Given data –
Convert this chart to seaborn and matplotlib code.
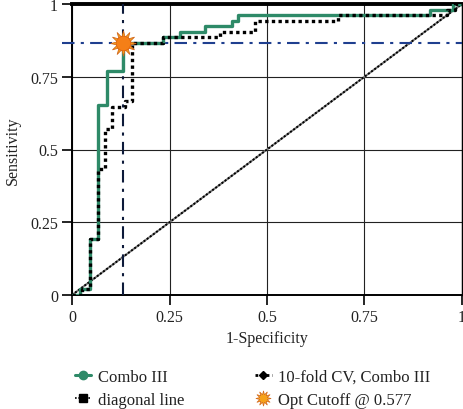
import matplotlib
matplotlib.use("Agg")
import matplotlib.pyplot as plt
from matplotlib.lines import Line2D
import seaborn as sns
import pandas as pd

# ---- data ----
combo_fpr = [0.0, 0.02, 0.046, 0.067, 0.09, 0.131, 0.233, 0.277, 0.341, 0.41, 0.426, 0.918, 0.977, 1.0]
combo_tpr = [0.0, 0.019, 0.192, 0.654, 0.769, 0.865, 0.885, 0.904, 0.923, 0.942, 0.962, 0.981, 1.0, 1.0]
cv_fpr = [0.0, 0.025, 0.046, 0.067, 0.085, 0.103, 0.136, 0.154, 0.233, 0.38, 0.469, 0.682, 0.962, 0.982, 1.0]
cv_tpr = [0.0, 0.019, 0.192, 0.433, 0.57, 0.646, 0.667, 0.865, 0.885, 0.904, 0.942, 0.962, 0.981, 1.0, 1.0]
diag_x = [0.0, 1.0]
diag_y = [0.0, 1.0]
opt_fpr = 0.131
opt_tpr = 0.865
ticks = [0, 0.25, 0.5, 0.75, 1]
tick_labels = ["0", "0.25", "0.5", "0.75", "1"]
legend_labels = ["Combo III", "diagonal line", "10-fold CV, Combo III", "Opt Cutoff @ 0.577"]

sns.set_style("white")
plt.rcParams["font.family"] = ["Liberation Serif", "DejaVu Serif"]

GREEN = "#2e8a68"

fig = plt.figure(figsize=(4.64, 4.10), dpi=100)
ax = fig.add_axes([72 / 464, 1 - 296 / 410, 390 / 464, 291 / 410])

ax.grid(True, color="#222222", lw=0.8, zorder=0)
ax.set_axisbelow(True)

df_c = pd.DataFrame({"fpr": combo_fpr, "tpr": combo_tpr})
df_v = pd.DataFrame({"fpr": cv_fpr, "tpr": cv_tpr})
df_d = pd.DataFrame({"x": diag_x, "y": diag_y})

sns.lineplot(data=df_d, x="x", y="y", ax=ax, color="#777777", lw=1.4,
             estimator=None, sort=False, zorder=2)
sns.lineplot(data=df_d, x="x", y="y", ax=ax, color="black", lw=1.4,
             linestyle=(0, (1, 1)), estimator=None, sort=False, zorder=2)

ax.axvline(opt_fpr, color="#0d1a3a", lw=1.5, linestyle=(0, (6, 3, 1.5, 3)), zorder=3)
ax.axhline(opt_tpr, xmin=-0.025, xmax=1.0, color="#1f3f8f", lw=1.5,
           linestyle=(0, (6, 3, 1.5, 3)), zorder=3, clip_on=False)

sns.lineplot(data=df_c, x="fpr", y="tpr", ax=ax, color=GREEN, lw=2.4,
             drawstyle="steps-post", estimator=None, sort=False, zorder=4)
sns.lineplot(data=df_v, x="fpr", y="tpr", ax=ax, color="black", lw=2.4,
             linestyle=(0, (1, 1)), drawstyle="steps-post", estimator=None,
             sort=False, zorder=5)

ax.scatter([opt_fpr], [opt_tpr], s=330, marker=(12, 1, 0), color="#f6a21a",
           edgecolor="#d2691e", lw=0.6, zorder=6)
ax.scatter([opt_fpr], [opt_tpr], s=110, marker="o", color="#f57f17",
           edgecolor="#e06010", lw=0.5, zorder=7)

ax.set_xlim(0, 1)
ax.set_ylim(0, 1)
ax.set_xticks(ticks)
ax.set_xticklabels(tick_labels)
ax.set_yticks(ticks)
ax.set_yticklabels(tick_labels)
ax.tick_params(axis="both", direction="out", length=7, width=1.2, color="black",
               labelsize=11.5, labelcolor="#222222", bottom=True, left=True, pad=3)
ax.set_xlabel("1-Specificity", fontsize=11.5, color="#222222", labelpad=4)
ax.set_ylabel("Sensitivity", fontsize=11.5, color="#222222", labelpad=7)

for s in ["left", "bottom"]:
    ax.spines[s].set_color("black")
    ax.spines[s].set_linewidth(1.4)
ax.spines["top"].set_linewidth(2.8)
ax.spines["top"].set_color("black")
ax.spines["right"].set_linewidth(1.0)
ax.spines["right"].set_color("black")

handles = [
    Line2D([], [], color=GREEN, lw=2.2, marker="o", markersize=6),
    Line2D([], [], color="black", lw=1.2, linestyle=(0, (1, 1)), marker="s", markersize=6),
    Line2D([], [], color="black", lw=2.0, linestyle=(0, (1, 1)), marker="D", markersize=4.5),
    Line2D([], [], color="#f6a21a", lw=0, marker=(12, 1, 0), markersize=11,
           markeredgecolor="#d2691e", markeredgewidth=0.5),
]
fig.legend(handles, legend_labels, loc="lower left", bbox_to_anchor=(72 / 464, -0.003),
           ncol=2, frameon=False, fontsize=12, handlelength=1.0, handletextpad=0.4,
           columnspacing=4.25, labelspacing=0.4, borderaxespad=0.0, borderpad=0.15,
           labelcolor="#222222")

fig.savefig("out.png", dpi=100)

==

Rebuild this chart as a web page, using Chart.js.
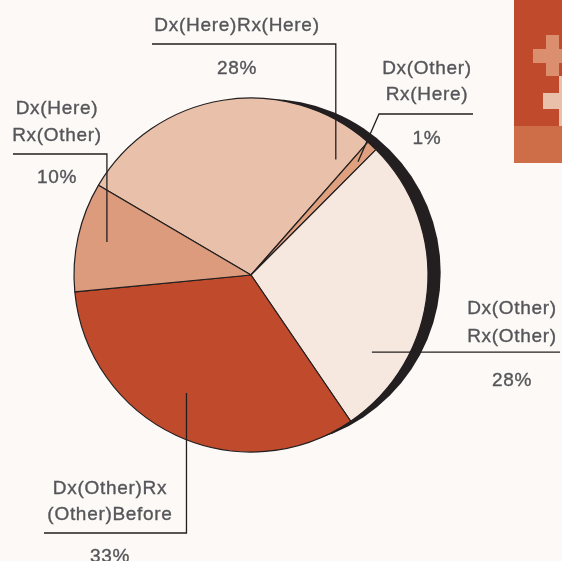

==

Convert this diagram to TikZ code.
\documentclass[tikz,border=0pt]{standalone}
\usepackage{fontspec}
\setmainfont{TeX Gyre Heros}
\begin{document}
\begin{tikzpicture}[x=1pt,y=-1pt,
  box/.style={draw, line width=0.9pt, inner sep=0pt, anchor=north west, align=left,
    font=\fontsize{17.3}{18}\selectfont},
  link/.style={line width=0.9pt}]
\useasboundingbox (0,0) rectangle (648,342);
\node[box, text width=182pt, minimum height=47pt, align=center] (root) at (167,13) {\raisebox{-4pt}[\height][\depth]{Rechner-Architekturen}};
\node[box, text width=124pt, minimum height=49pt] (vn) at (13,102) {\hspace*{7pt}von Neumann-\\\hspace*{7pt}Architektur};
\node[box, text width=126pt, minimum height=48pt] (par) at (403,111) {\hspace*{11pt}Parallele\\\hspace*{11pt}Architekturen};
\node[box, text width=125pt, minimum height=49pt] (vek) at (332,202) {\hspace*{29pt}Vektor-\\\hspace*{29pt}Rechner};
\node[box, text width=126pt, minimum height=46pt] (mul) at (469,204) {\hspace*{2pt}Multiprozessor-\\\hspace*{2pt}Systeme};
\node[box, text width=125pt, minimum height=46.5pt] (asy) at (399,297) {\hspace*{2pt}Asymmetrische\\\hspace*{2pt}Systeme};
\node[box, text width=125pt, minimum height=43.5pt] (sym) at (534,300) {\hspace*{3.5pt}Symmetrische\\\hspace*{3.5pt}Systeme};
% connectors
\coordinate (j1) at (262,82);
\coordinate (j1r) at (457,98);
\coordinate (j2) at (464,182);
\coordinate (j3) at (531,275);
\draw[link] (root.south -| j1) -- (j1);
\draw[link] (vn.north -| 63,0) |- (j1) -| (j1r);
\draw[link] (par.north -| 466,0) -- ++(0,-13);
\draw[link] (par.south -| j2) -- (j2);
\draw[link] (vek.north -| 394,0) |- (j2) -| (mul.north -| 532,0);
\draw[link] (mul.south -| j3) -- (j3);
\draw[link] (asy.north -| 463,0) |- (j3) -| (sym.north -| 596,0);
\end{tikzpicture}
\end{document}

Exercise description – Pictures in the material above should be skipped; print exactly the lines from the one with "Convert this chart" through the one with "import pandas as pd".

Finished exercise –
Convert this chart to seaborn and matplotlib code.
import matplotlib
matplotlib.use("Agg")
import matplotlib.pyplot as plt
from matplotlib.lines import Line2D
import seaborn as sns
import pandas as pd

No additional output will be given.